Linke: Langer Weg zu bedarfsgerechten Strukturen

Martin Schirdewan, Vorsitzender der Linkspartei, sagte, das Legalisierungskonzept für Cannabis müsse alltagstauglich werden. „Durch den Druck aus der Zivilgesellschaft sind wir einen großen Schritt weiter auf dem Weg, bedarfsgerechte Strukturen zu schaffen: Der Rückzieher bei THC-Obergrenzen ist eine Voraussetzung, um den Cannabis-Schwarzmarkt trockenlegen zu können“, so der Parteivorsitzende. Aber der Weg sei noch lang: „Eine Regelung zu sogenannten Cannabis-Social-Clubs fehlt in den Eckpunkten genauso wie Grenzwerte zur Fahrtüchtigkeit.“

Harsche Kritik an den Plänen kam von Ärztevertretern. „Es ist erschreckend, dass sich ein Gesundheitsminister, der zugleich Arzt ist, für die Legalisierung einer Droge einsetzen muss“, sagte der Präsident der Bundesärztekammer, Klaus Reinhardt, der Funke Mediengruppe. Der Konsum von Cannabis sei nicht harmlos. „Man darf dem Cannabiskonsum nicht das Mäntelchen der Ungefährlichkeit umhängen“, sagte der Vorstandsvorsitzende der Kassenärztlichen Bundesvereinigung, Andreas Gassen. Er äußerte Zweifel daran, dass die Legalisierung von Cannabis dabei hilft, „die Drogenkriminalität einzudämmen und die Umstiege auf härtere Drogen zu verhindern“.

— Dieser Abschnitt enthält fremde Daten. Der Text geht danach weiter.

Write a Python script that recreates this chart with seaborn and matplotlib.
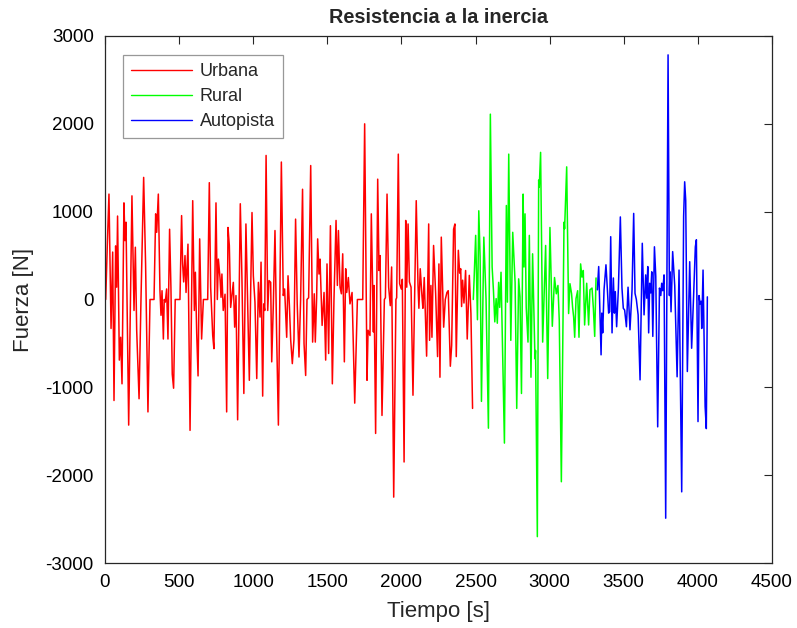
import numpy as np
import pandas as pd
import matplotlib
matplotlib.use("Agg")
import matplotlib.pyplot as plt
import seaborn as sns

# Inertia resistance force per driving segment: time [s] and force [N]
urbana_t = [5, 16, 27, 41, 52, 61, 72, 79, 85, 97, 106, 115, 128, 135, 142, 160, 182, 196, 205, 214,
            230, 243, 261, 274, 290, 304, 331, 342, 349, 360, 371, 378, 385, 394, 400, 407, 416, 425,
            436, 445, 454, 463, 474, 506, 517, 524, 531, 540, 547, 560, 574, 592, 603, 610, 619, 628,
            639, 652, 664, 693, 704, 713, 727, 735, 749, 758, 765, 776, 783, 789, 798, 810, 821, 830,
            839, 848, 866, 875, 884, 895, 913, 924, 937, 951, 962, 974, 983, 992, 1001, 1012, 1024,
            1035, 1046, 1053, 1064, 1071, 1078, 1087, 1098, 1107, 1118, 1125, 1136, 1147, 1158, 1170,
            1190, 1203, 1212, 1226, 1235, 1244, 1253, 1264, 1275, 1286, 1297, 1309, 1320, 1333, 1343,
            1354, 1363, 1374, 1388, 1401, 1412, 1419, 1428, 1435, 1444, 1451, 1465, 1478, 1489, 1498,
            1509, 1521, 1534, 1545, 1559, 1568, 1575, 1586, 1595, 1604, 1615, 1624, 1631, 1642, 1653,
            1667, 1685, 1703, 1739, 1752, 1768, 1775, 1788, 1797, 1811, 1815, 1826, 1840, 1849, 1856,
            1869, 1885, 1892, 1903, 1914, 1925, 1934, 1948, 1963, 1968, 1979, 1988, 1999, 2006, 2018,
            2029, 2036, 2045, 2054, 2065, 2078, 2100, 2112, 2118, 2127, 2139, 2145, 2154, 2170, 2184,
            2190, 2199, 2206, 2217, 2231, 2244, 2253, 2260, 2269, 2285, 2296, 2307, 2316, 2330, 2339,
            2352, 2361, 2370, 2384, 2393, 2400, 2406, 2413, 2422, 2433, 2444, 2458, 2469, 2480]
urbana_f = [0, 630, 1200, -330, 540, -1150, 610, 140, 950, -690, -430, -960, 1100, 670, 880, -1430, 1180,
            -125, 595, -350, -1130, 0, 1390, 405, -1280, 0, 0, 975, 765, 1200, 100, -180, 100, -450, 0,
            -30, 120, -450, 800, 140, -850, -1010, 0, 0, 955, 405, 200, 500, 80, 630, -1490, 1125, -125,
            310, -390, -870, 690, -450, 0, 0, 1330, 140, -410, -560, 1100, 0, 460, 250, 25, 290, -125,
            60, -1280, 820, 615, -90, 195, -315, 45, -1370, 1090, 250, -1070, 860, 0, -920, 100, 990,
            270, -30, -900, 195, -200, 425, -1100, -50, -125, 1640, -125, 215, 195, -710, -50, 785,
            -390, -1430, 1565, 45, 120, -430, 270, -60, -460, -730, -460, 915, -50, -655, 0, 1255,
            -500, -865, 0, 20, 1525, -485, 65, -485, 20, 690, 290, 460, -295, 80, -690, 405, -615, 840,
            -960, 0, 900, 160, 785, 140, 65, 520, -710, 350, 80, 250, -50, 80, -1180, 0, 0, 2000, -920,
            -350, -410, 975, -370, 160, -1525, 1370, 330, 500, -1320, 0, 20, 1200, 140, -70, 370, -2250,
            0, 20, 1655, 180, 120, 230, -1850, 900, 140, 860, 200, 140, -1090, 1125, 160, -100, 350, 30,
            -100, 250, -645, 860, -465, 160, -430, 615, 65, -650, 405, -885, 710, -315, 0, 80, 100,
            -760, -520, 800, 860, -650, 560, 300, 350, -80, 220, -40, 330, -450, 275, -160, -1240]

rural_t = [2485, 2490, 2501, 2513, 2522, 2531, 2540, 2556, 2571, 2587, 2600, 2612, 2621, 2630, 2639,
           2647, 2656, 2663, 2672, 2695, 2708, 2715, 2724, 2738, 2751, 2767, 2778, 2791, 2800, 2810,
           2821, 2827, 2834, 2842, 2854, 2863, 2874, 2885, 2901, 2905, 2917, 2926, 2930, 2939, 2953,
           2973, 2987, 3002, 3018, 3033, 3045, 3056, 3065, 3079, 3097, 3101, 3115, 3128, 3137, 3148,
           3155, 3162, 3169, 3178, 3189, 3198, 3209, 3218, 3227, 3236, 3250, 3263, 3272, 3286, 3295,
           3304, 3313]
rural_f = [0, 215, 730, -230, 1010, 480, -1160, 710, 0, -1465, 2110, 370, 100, -255, 10, -270, 195, -90,
           310, -1635, 1070, -30, 1655, -465, 765, 195, -1240, 235, 30, -1070, 1200, 370, 975, -90,
           -485, 730, -885, 520, -675, -580, -2700, 1360, 1280, 1675, -485, 615, -900, 820, -305, 250,
           65, 160, -240, -2075, 880, 805, 1510, -160, 180, 65, -90, -200, -430, 10, 100, -430, 405,
           255, 330, -290, 185, -290, 110, 130, -100, -420, 245]

autopista_t = [3322, 3331, 3347, 3352, 3358, 3367, 3380, 3389, 3398, 3405, 3412, 3421, 3430, 3437, 3443,
               3452, 3464, 3477, 3488, 3497, 3506, 3518, 3529, 3542, 3556, 3567, 3576, 3585, 3597, 3610,
               3625, 3637, 3648, 3655, 3662, 3668, 3675, 3682, 3689, 3696, 3707, 3716, 3729, 3741, 3750,
               3756, 3763, 3772, 3783, 3799, 3808, 3812, 3819, 3830, 3844, 3860, 3873, 3891, 3904, 3911,
               3918, 3929, 3945, 3958, 3972, 3983, 3990, 4001, 4008, 4015, 4022, 4026, 4035, 4049, 4057,
               4064]
autopista_f = [110, 375, -630, -155, -380, 110, 395, 130, -155, -140, 715, -380, 245, -155, 90, -310, 130,
               940, 130, -100, -120, -310, 140, -345, 110, 980, 70, 0, -175, -915, 640, -175, 280, 15,
               375, -380, 185, 75, 315, -420, 600, 265, -1450, 130, 45, 185, 100, 280, -2490, 2785, 45,
               315, -140, 545, 155, -880, 335, -2190, 945, 1340, 1130, -820, 430, -555, 75, 600, 680,
               -1390, 45, -50, -20, -330, 335, -1220, -1470, 30]

tramos = ["Urbana", "Rural", "Autopista"]
colores = ["#FF0000", "#00FF00", "#0000FF"]

df = pd.concat([
    pd.DataFrame({"Tiempo": urbana_t, "Fuerza": urbana_f, "Tramo": "Urbana"}),
    pd.DataFrame({"Tiempo": rural_t, "Fuerza": rural_f, "Tramo": "Rural"}),
    pd.DataFrame({"Tiempo": autopista_t, "Fuerza": autopista_f, "Tramo": "Autopista"}),
], ignore_index=True)

sns.set_theme(style="white")
plt.rcParams["font.family"] = ["Liberation Sans", "DejaVu Sans"]
plt.rcParams["axes.unicode_minus"] = False

fig = plt.figure(figsize=(7.97, 6.28), dpi=100)
ax = fig.add_axes([0.1317, 0.1035, 0.8369, 0.8392])

sns.lineplot(data=df, x="Tiempo", y="Fuerza", hue="Tramo", hue_order=tramos,
             palette=dict(zip(tramos, colores)), estimator=None, sort=False,
             linewidth=1.1, ax=ax)

ax.set_xlim(0, 4500)
ax.set_ylim(-3000, 3000)
ax.set_xticks(np.arange(0, 4501, 500))
ax.set_yticks(np.arange(-3000, 3001, 1000))
ax.tick_params(direction="in", length=6, width=0.8, top=True, right=True,
               labelsize=13.5, colors="#262626", labelcolor="black", pad=8)
for s in ax.spines.values():
    s.set_color("#262626")
    s.set_linewidth(0.9)

ax.set_title("Resistencia a la inercia", fontsize=14.3, fontweight="bold", pad=9)
ax.set_xlabel("Tiempo [s]", fontsize=16, color="#262626", labelpad=7)
ax.set_ylabel("Fuerza [N]", fontsize=16, color="#262626", labelpad=8)

leg = ax.legend(loc="upper left", bbox_to_anchor=(0.027, 0.964), borderaxespad=0,
                fontsize=13, frameon=True, fancybox=False, handlelength=3.4,
                handletextpad=0.4, labelspacing=0.45, borderpad=0.45, title=None)
leg.get_frame().set_edgecolor("#7f7f7f")
leg.get_frame().set_linewidth(0.9)
for ln in leg.get_lines():
    ln.set_linewidth(1.0)

fig.savefig("out.png", dpi=100, facecolor="white")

Der Bund Deutscher Kriminalbeamter begrüßt die geplante Cannabis-Legalisierung in Deutschland. „Wir befürworten grundsätzlich eine Entkriminalisierung von Konsumentinnen und Konsumenten aller Betäubungsmittel“, sagte der Bundesvorsitzende Dirk Peglow den Zeitungen der Essener Funke Mediengruppe. Zudem unterstrich Peglow die Bedeutung von Prävention: „Mögliche Steuereinnahmen aus dem Verkauf sollten in bundesweite, unbefristete Aufklärungs- und Präventionskampagnen fließen.“ Lehrerinnen und Lehrer müssten in die Lage versetzt werden, diese nachhaltig an den Schulen anbieten zu können.